Собирая травы, обычно использовали приговорки-заклинания, чтобы не вызывать недовольства у лесных духов и избежать возможного сглаза ценного сырья. Кроме лекарственных трав, большое значение придавалось (в зависимости от региона) клеверу, белой полыни, чертополоху, репейнику, тмину, иван-да-марье, мальве, вербене, зверобою.
Сразу в нескольких странах зафиксирован обряд девяти (семи или двенадцати) трав: незамужняя девица одна идет в лес, собирает положенное количество трав и кореньев, и кладет их под подушку, чтобы увидеть во сне суженого.

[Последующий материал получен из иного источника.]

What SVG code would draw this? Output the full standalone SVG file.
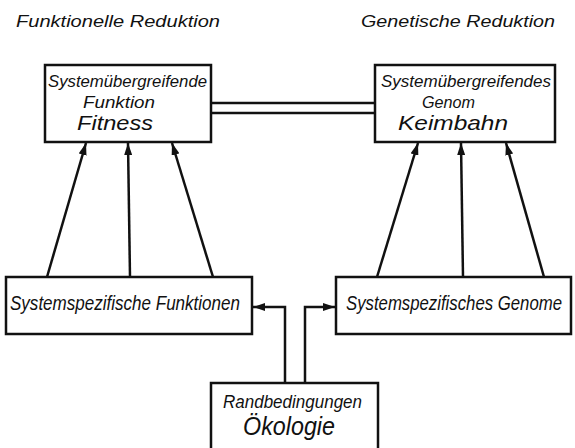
<svg xmlns="http://www.w3.org/2000/svg" width="575" height="448" viewBox="0 0 575 448">
  <style>
    .box { fill: #fff; stroke: #111; stroke-width: 2.5; }
    .ln { fill: none; stroke: #111; stroke-width: 2.5; }
    text { font-family: "Liberation Sans", "DejaVu Sans", sans-serif; font-style: italic; fill: #111; }
    .t16 { font-size: 16px; }
    .t17 { font-size: 17px; }
    .t18 { font-size: 18px; }
    .t20 { font-size: 20px; }
    .t21 { font-size: 21px; }
    .t25 { font-size: 25px; }
  </style>
  <defs>
    <marker id="head" viewBox="0 0 12 8" refX="12" refY="4" markerWidth="12" markerHeight="8" markerUnits="userSpaceOnUse" orient="auto">
      <path d="M0,0 L12,4 L0,8 Z" fill="#111"/>
    </marker>
  </defs>

  <rect width="575" height="448" fill="#fff"/>

  <!-- column headings -->
  <text class="t17" x="16" y="27" textLength="204" lengthAdjust="spacingAndGlyphs">Funktionelle Reduktion</text>
  <text class="t17" x="361" y="27" textLength="194" lengthAdjust="spacingAndGlyphs">Genetische Reduktion</text>

  <!-- connectors -->
  <g id="connectors">
    <!-- double link between the two upper boxes -->
    <line class="ln" x1="211" y1="103" x2="375" y2="103" stroke-width="2"/>
    <line class="ln" x1="211" y1="113" x2="375" y2="113" stroke-width="2"/>
    <!-- functions to fitness -->
    <line class="ln" x1="47" y1="277" x2="86" y2="143" marker-end="url(#head)"/>
    <line class="ln" x1="130" y1="277" x2="128" y2="143" marker-end="url(#head)"/>
    <line class="ln" x1="213" y1="277" x2="172" y2="143" marker-end="url(#head)"/>
    <!-- genome to germ line -->
    <line class="ln" x1="377" y1="277" x2="418" y2="143" marker-end="url(#head)"/>
    <line class="ln" x1="463" y1="277" x2="461" y2="143" marker-end="url(#head)"/>
    <line class="ln" x1="544" y1="277" x2="506" y2="143" marker-end="url(#head)"/>
    <!-- boundary conditions feeding both lower boxes -->
    <path class="ln" d="M285,383 V307 H253" marker-end="url(#head)"/>
    <path class="ln" d="M305,383 V307 H335" marker-end="url(#head)"/>
  </g>

  <g id="fitness">
    <rect class="box" x="45" y="65" width="166" height="77"/>
    <text class="t16" x="48" y="87" textLength="159" lengthAdjust="spacingAndGlyphs">Systemübergreifende</text>
    <text class="t16" x="83" y="108" textLength="72" lengthAdjust="spacingAndGlyphs">Funktion</text>
    <text class="t21" x="77" y="130" textLength="76" lengthAdjust="spacingAndGlyphs">Fitness</text>
  </g>

  <g id="keimbahn">
    <rect class="box" x="375" y="65" width="180" height="77"/>
    <text class="t16" x="381" y="87" textLength="170" lengthAdjust="spacingAndGlyphs">Systemübergreifendes</text>
    <text class="t16" x="422" y="108" textLength="53" lengthAdjust="spacingAndGlyphs">Genom</text>
    <text class="t21" x="398" y="130" textLength="110" lengthAdjust="spacingAndGlyphs">Keimbahn</text>
  </g>

  <g id="funktionen">
    <rect class="box" x="6" y="277" width="246" height="57"/>
    <text class="t20" x="10" y="310" textLength="230" lengthAdjust="spacingAndGlyphs">Systemspezifische Funktionen</text>
  </g>

  <g id="genome">
    <rect class="box" x="336" y="277" width="235" height="57"/>
    <text class="t20" x="346" y="310" textLength="216" lengthAdjust="spacingAndGlyphs">Systemspezifisches Genome</text>
  </g>

  <g id="oekologie">
    <rect class="box" x="211" y="383" width="167" height="70"/>
    <text class="t18" x="223" y="408" textLength="139" lengthAdjust="spacingAndGlyphs">Randbedingungen</text>
    <text class="t25" x="243" y="435" textLength="92" lengthAdjust="spacingAndGlyphs">Ökologie</text>
  </g>
</svg>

Деревце, «летнее дерево», которое в весенней традиции Бельтейна повсеместно превратилось в майский шест, в обрядности солнцестояния так и остался деревцем, хотя породы в разных странах выбираются различные: дуб, берёза (у валлийцев называлась y fedwen haf, «летнее дерево»), тополь, липа, клён и т.д., только в некоторых районах Шотландии обходились вместо дерева вертикально поставленным камнем – суровый край. В отличие от более ранней весенней обрядности (Бельтейн, Семик) деревца уже не носят по полям, а используют, скорее, в качестве обещания будущего урожая и, одновременно, жертвы – молодые, живые, свежесрубленные неплодовые деревца украшают лентами и вешают на них припасенные фрукты и овощи, свежую съедобную зелень, хлебцы, после торжеств деревце, как правило, сжигали. С деревцем тесно сплетён не очень распространенный, однако устойчивый обряд сожжения чучела, отчасти похожий на ритуалы проводов зимы. Сделанное из соломы или тряпок чучелко помещают у корней дерева, и сжигают вместе с ним – любопытно, что при этом кукла изображает существо, которое может испортить урожай или каким-либо образом навредить жизненному укладу, - чаще всего ведьму… но бывают и другие, довольно забавные варианты: например в 1945 году в Одде и Осло на торжествах Иванова дня были сожжены чучела, изображавшие вождя норвежских фашистов Видкуна Квислинга.